Chelator Focused Library

Over the past 10 years, four main scientific strategies have emerged in traditional chelation therapy which include altering metal biodistribution, inhibition specific metalloenzymes associated with a disease, enhancing the reactivity of a metal complex to promote cytotoxicity, and conversely, passivating the reactivity of metals by site-activated chelation to prevent cytotoxicity [1-2].

Life Chemicals offers its new Chelator Library (over 5,700 compounds) that is based on a variety of metal-binding groups. Selected chelator types demonstrate binding metal ions and affinities to metalloproteins providing a diverse range of molecular platforms that can be used for design, synthesis, and screening lead-like chelating agents [3].

The selected screening compounds contain at least one chelating group and could be used to generate libraries (including libraries of fragments) targeting important metalloproteins by inhibiting their activity.
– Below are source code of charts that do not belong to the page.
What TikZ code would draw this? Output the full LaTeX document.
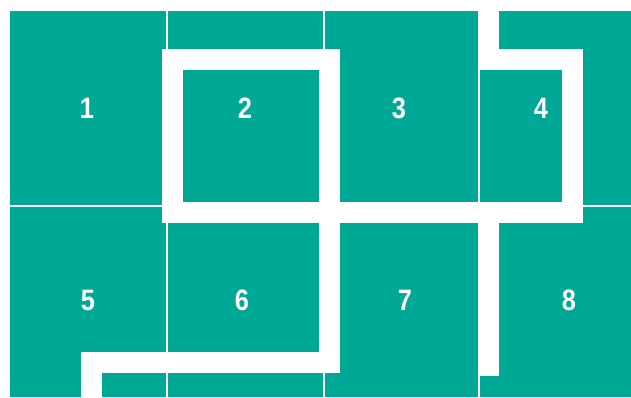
\documentclass[tikz,border=0pt]{standalone}
\usepackage{fontspec}
\usepackage{graphicx}
\setmainfont{Liberation Sans}
\definecolor{teal1}{HTML}{00A896}
\newcommand{\narrowdigit}[1]{\scalebox{0.86}[1]{#1}}
\tikzset{
  gridline/.style={white, line width=1.7pt},
  thickpath/.style={white, line width=21pt, line join=miter, line cap=butt},
  numlabel/.style={text=white, font=\fontsize{29.5}{29.5}\selectfont\bfseries, inner sep=0pt}
}
\begin{document}
\begin{tikzpicture}[x=1pt,y=-1pt]
\useasboundingbox (0,0) rectangle (631,397);
\fill[white] (0,0) rectangle (631,397);
\fill[teal1] (10,11) rectangle (631,397);
% grid
\draw[gridline] (166.8,11) -- (166.8,397);
\draw[gridline] (323.7,11) -- (323.7,397);
\draw[gridline] (479.3,11) -- (479.3,397);
\draw[gridline] (10,206.3) -- (631,206.3);
% thick white paths
\draw[thickpath] (172.5,59.5) rectangle (329,212);
\draw[thickpath] (172.5,212) -- (572.5,212) -- (572.5,59.5) -- (488.6,59.5) -- (488.6,0);
\draw[thickpath] (488.6,201.5) -- (488.6,375.7);
\draw[thickpath] (329,201.5) -- (329,362.5) -- (91.2,362.5) -- (91.2,397);
% labels
\node[numlabel] (n1) at (87,108) {\narrowdigit{1}};
\node[numlabel] (n2) at (245,108) {\narrowdigit{2}};
\node[numlabel] (n3) at (398.8,108) {\narrowdigit{3}};
\node[numlabel] (n4) at (541,108) {\narrowdigit{4}};
\node[numlabel] (n5) at (88,300) {\narrowdigit{5}};
\node[numlabel] (n6) at (242,300) {\narrowdigit{6}};
\node[numlabel] (n7) at (405,300) {\narrowdigit{7}};
\node[numlabel] (n8) at (569,300) {\narrowdigit{8}};
\end{tikzpicture}
\end{document}
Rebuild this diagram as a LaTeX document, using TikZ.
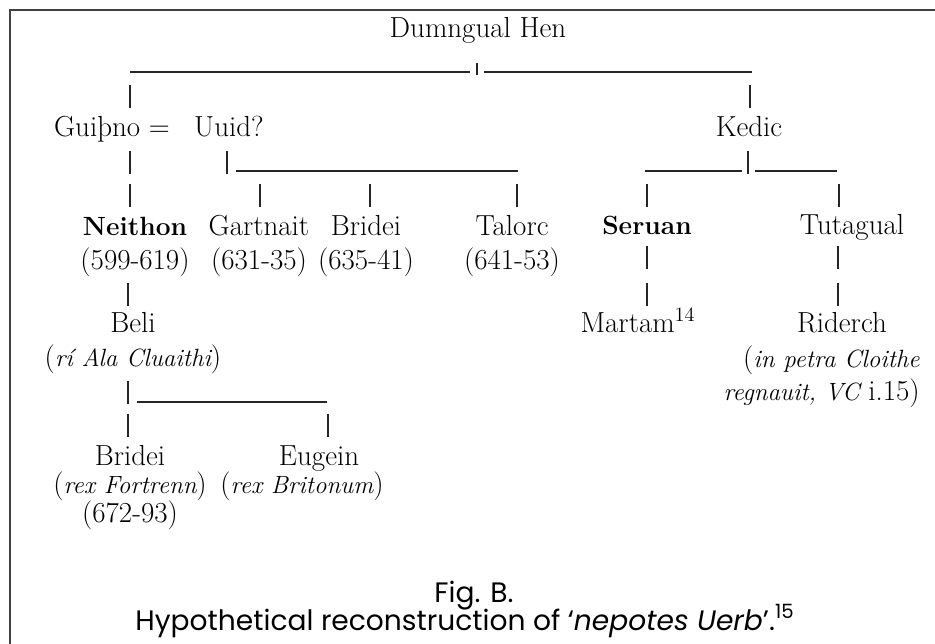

The Life Chemicals Chelator Library has passed a number of substructure, similarity, and physicochemical property filters and was narrowed down according to an expanded Lipinski’s Rule of Five (see the table below). In addition, compounds with toxic, bad, and reactive groups have been filtered out from the library.

Parameter Value Average
MW 100 - 400 263.46
 ClogP - 0.3 to 5 1.38
Number of Rotatable Bonds ≤ 10 3.82
Number of H Donors  ≤ 5 1.78
Number of H Acceptors  ≤ 10 3.51
TPSA  < 180 83.12
logS  > - 7 - 2.57

Spatial structure of a catalytic subunit complex of protein phosphatase type 5 from cantharidin, with LC analog and Mn+2 ion molecules.
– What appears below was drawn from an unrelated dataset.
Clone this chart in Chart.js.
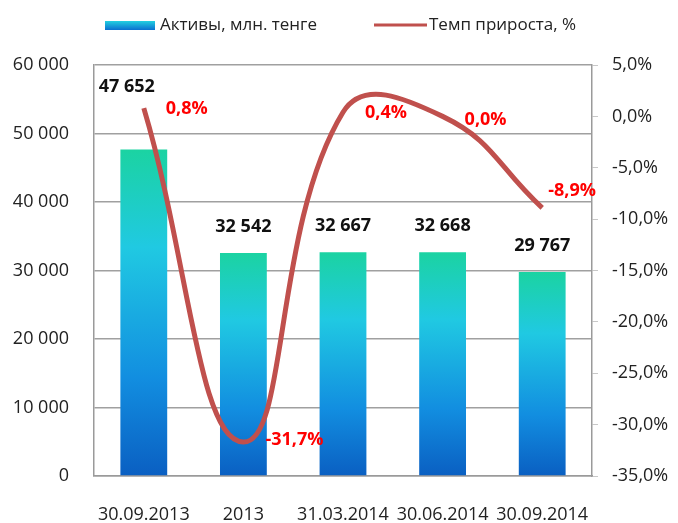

Figure 1. Spatial structure of a catalytic subunit complex of protein phosphatase type 5 from cantharidin, with LC analog and Mn+2 ion molecules.

References:

1. Franz K.J. Clawing back: broadening the notion of metal chelators in medicine // Curr Opin Chem Biol. 2013 Apr;17(2):143-9.
2. Agrawal A., Johnson S.L., Jacobsen J.A., Miller M.T., Chen L.H., Pellecchia M., Cohen S.M. Chelator fragment libraries for targeting metalloproteinases // ChemMedChem. 2010 Feb 1;5(2):195-9.
3. Hatcher H.C., Singh R.N., Torti F.M., Torti S.V. Synthetic and natural iron chelators: therapeutic potential and clinical use // Future Med Chem. 2009 Dec;1(9):1643-70.